PBVI’s performance, when employing the GER heuristic for belief point selection, was found markedly superior to simpler heuristics like Random Sampling (RA) and Stochastic Simulation with Greedy Action (SSGA). This empirical evidence underscores the importance of the belief point selection strategy in achieving efficient and effective policy performance.
Practical and Theoretical Implications
From a practical standpoint, PBVI enhances the capacity to apply POMDP planning in real-world robotics. The work draws from the Nursebot project, showcasing the algorithm’s applicability to assistive robotics, specifically in locating and interacting with mobile elderly individuals in complex environments.
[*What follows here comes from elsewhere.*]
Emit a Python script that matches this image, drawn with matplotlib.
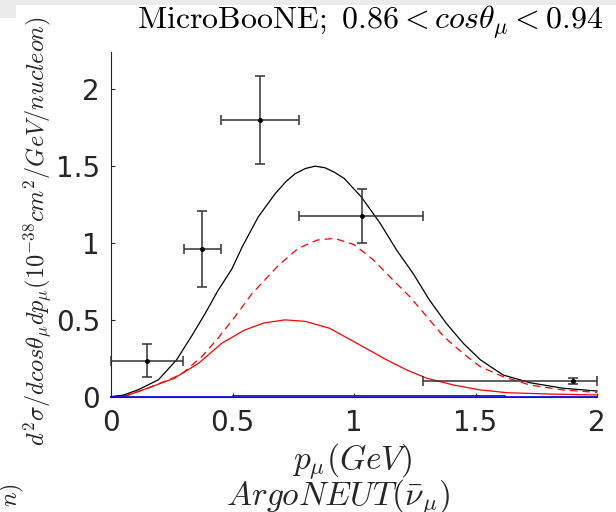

Theoretically, the paper advances the understanding of effective belief approximation strategies within POMDPs, offering insights into the trade-offs between computational expense and policy quality. Although the error bounds are crucial for selecting belief points effectively, the insights gained emphasize the nuanced requirements for balancing exploration and exploitation within belief spaces.
Future Directions
While PBVI marks a significant advancement in point-based approaches for POMDPs, future research might address the dimensionality issue by exploring belief compression techniques and further optimizing belief point selection mechanisms. As computational resources advance, expanding PBVI to even larger state spaces while maintaining manageable computational and memory requirements presents a promising avenue for enhancing POMDP solver efficacy.
Overall, this paper contributes substantially to the field of AI and robotics by providing a scalable, anytime solution for large POMDPs, balancing the need for accuracy and computational feasibility.